Monday, June 24, 2013

Recent graduates and company

It took a little time to assemble this group. Friends and relatives of the original five or six girls jumping on the steps of their house wanted to join the group as they drove or walked by. This either upset the look of the group or distracted the people in it. Finally a little peace descended over us when additions to the group dried up and passing drivers ceased to catcall.

The high spirits were partly due to the two girls in flowered skirts on the left. They had graduated from their school that afternoon.

Granny was there when I first turned up―enjoying her large family, but she soon disappeared inside when I asked her to stand over there instead of where she was. I think she also saw that helping to control the young people was not a battle she wanted to take part in. Just as I had things in a fairly orderly way, she appeared at a second floor window and asked when her pizza was coming. An added hazard was that two of the women wanted to photograph me while I was struggling to photograph them.

Young man and his fiancé























"I'll bring you 50 dollars tomorrow," he shouted as he left his sisters who had been such a rich source of subjects for me. He used to live in their house, the only male amongst seven or eight women and girls. "I moved out as soon as I could afford it, to get a bit of peace and quiet."

He has a job with a moving company in New Windsor, NY and told me that his father had drummed into him the necessity to leave no stone unturned to find work. This included going to every party there was, because that is how you meet people who can help you find a job. And that was indeed how he found this one, through a friend at a party who told him that his company needed people.

 

Comfortably seated

Looking at this picture I think how comfortable she looks. But I wonder if she is, considering the edge of the pillar is pressing into her temple.

Friday, June 21, 2013

The love of horses


Every year during Memorial Day weekend Sandy Saunders, who farms 150 acres in Garrison, New York, invites Leona Dushin, seen here on the right, to bring her horses and young riders to spend two days and nights in the ring, jumping and dressage in the fields, and sleeping in the hayloft of the stable barn. The photograph is of Caroline and others watching a demonstration, given by Hope Turino of Equine Assisted Growth Learning Association, of how we can overcome troubles and develop skills through studying a horse's reaction to our behaviour with them.

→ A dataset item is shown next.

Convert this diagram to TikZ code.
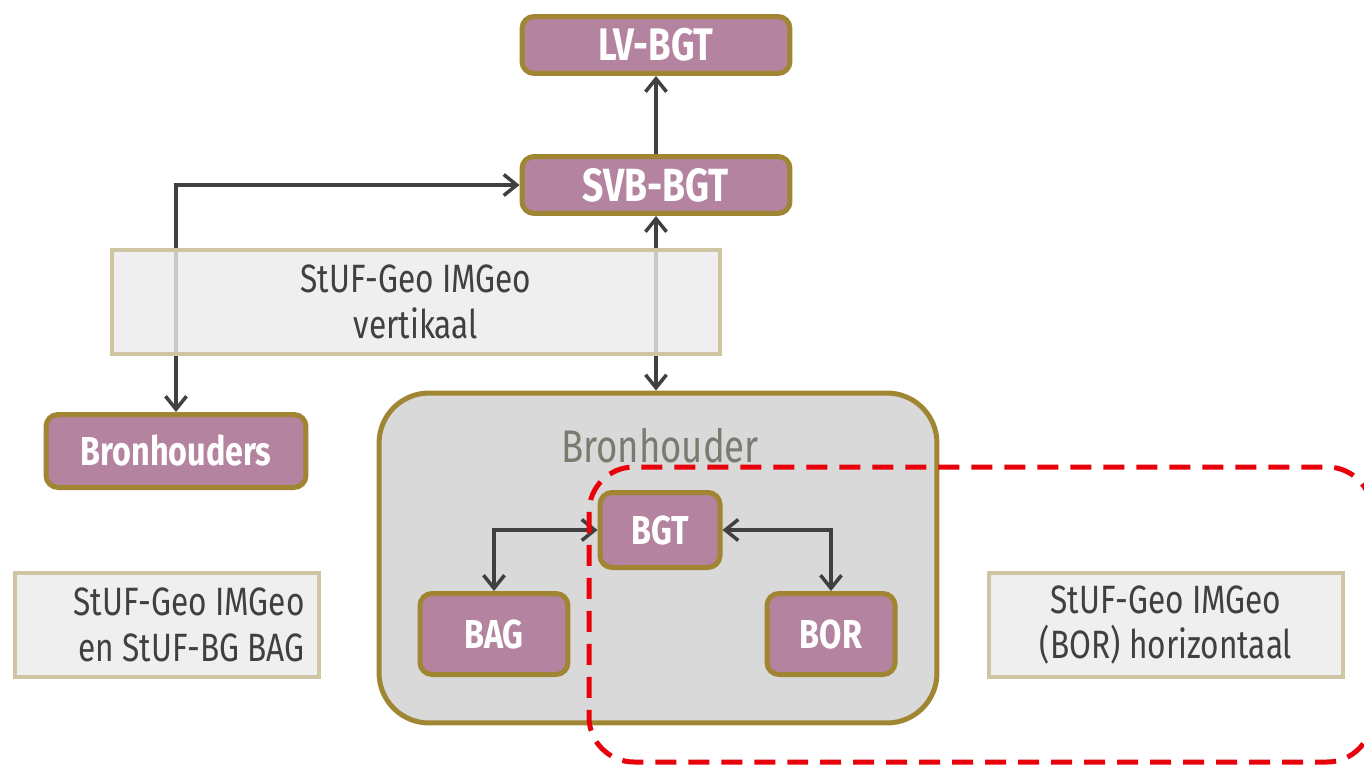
\documentclass[tikz,border=0pt]{standalone}
\usepackage{fontspec}
\setmainfont{Fira Sans}[FakeStretch=0.8]
\usetikzlibrary{arrows.meta}
\definecolor{mauve}{HTML}{B4839F}
\definecolor{gold}{HTML}{A08533}
\definecolor{tan}{HTML}{CFC5A2}
\definecolor{arrowgray}{HTML}{404040}
\definecolor{textgray}{HTML}{7A7A6E}
\definecolor{zonered}{HTML}{E8000B}
\begin{document}
\begin{tikzpicture}[x=0.02cm,y=-0.02cm,
  sysbox/.style={draw=gold, line width=0.1cm, fill=mauve, rounded corners=0.24cm,
    text=white, font=\bfseries\fontsize{23}{26}\selectfont, inner sep=0pt},
  protobox/.style={draw=tan, line width=0.08cm, fill=black!8, fill opacity=0.8,
    text opacity=1, text=arrowgray, font=\fontsize{22.5}{26}\selectfont,
    align=center, inner sep=0pt, minimum height=2.08cm},
  link/.style={draw=arrowgray, line width=0.07cm,
    {Straight Barb[length=0.26cm,width=0.42cm]}-{Straight Barb[length=0.26cm,width=0.42cm]}}]
\useasboundingbox [fill=white] (0,0) rectangle (1364,767);
\node [sysbox, minimum width=5.36cm, minimum height=1.14cm] (lvbgt) at (656,45) {\fontsize{26}{29}\selectfont LV-BGT};
\node [sysbox, minimum width=5.36cm, minimum height=1.14cm] (svbbgt) at (656,185) {\fontsize{26.5}{29}\selectfont SVB-BGT};
\node [sysbox, minimum width=5.2cm, minimum height=1.46cm] (bronhouders) at (176,451) {Bronhouders};
\node [draw=gold, line width=0.1cm, fill=black!15, rounded corners=1cm,
  minimum width=11.16cm, minimum height=6.6cm] (bronhouder) at (658,558) {};
\node [text=textgray, font=\fontsize{26}{30}\selectfont] (bronlabel) at (660,446) {Bronhouder};
\node [sysbox, minimum width=2.4cm, minimum height=1.5cm] (bgt) at (660,530) {BGT};
\node [sysbox, minimum width=2.96cm, minimum height=1.62cm] (bag) at (494,634) {BAG};
\node [sysbox, minimum width=2.56cm, minimum height=1.62cm] (bor) at (831,634) {BOR};
\draw [link, -{Straight Barb[length=0.26cm,width=0.42cm]}] (svbbgt) -- (lvbgt);
\draw [link] (bronhouders.north) |- (svbbgt.west);
\draw [link] (svbbgt.south) -- (svbbgt.south |- bronhouder.north);
\draw [link] (bag.north) |- (bgt.west);
\draw [link] (bor.north) |- (bgt.east);
\node [protobox, minimum width=12.18cm] (vertikaal) at (416,302) {StUF-Geo IMGeo\\vertikaal};
\node [protobox, text width=5.5cm, inner xsep=0.3cm, align=flush right] (bagproto) at (167,625) {StUF-Geo IMGeo\\en StUF-BG BAG};
\node [protobox, minimum width=7.08cm] (horizontaal) at (1166,625) {StUF-Geo IMGeo\\(BOR) horizontaal};
\draw [zonered, line width=0.1cm, dash pattern=on 0.42cm off 0.24cm, rounded corners=0.9cm]
  (589,467) rectangle (1372,762);
\end{tikzpicture}
\end{document}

Leona is 88 years old, and many of her horses are Morgans which she has bred herself. "When I started these pony camps just after World War II we were all boys. Then the boys became interested in masculine sports like lacrosse, and now I do not have a single boy."

I was a boy who had always ridden and who never took to masculine sports. As a child in England, I was first taught by Miss Rogers in Crockham Hill, Kent. She had all of the discipline and loud voice of Leona without her humour and gentleness. When I was in my early teens I was taught by Sam Marsh, a former Olympic rider.

Then, for a number of years in the 50s and 60s, I rode in the early mornings in Richmond Park in London, exercising polo ponies with my friends Tatyana and Marina Orloff, who were sisters and also half Russian. It cost nothing — you went out once with the head lad of the stable and if he saw you were all right with his ponies, you could come as often as you liked at 7:30 in the morning and walk and canter for an hour across the rough grass and bracken in the park.

Sandy Saunders more or less runs the farm single-handed. For ten years he has had help from Shelley Scott, a 28 year-old recently qualified nurse. She loves the farm and the work, lives over one of Sandy's barns, and arranges her nursing schedule so that she can still be there for the horses and haymaking. Now that she has steady work as a nurse she wants to buy a horse herself. "You can buy a racehorse for a dollar. If they don't win races they are useless to their owners."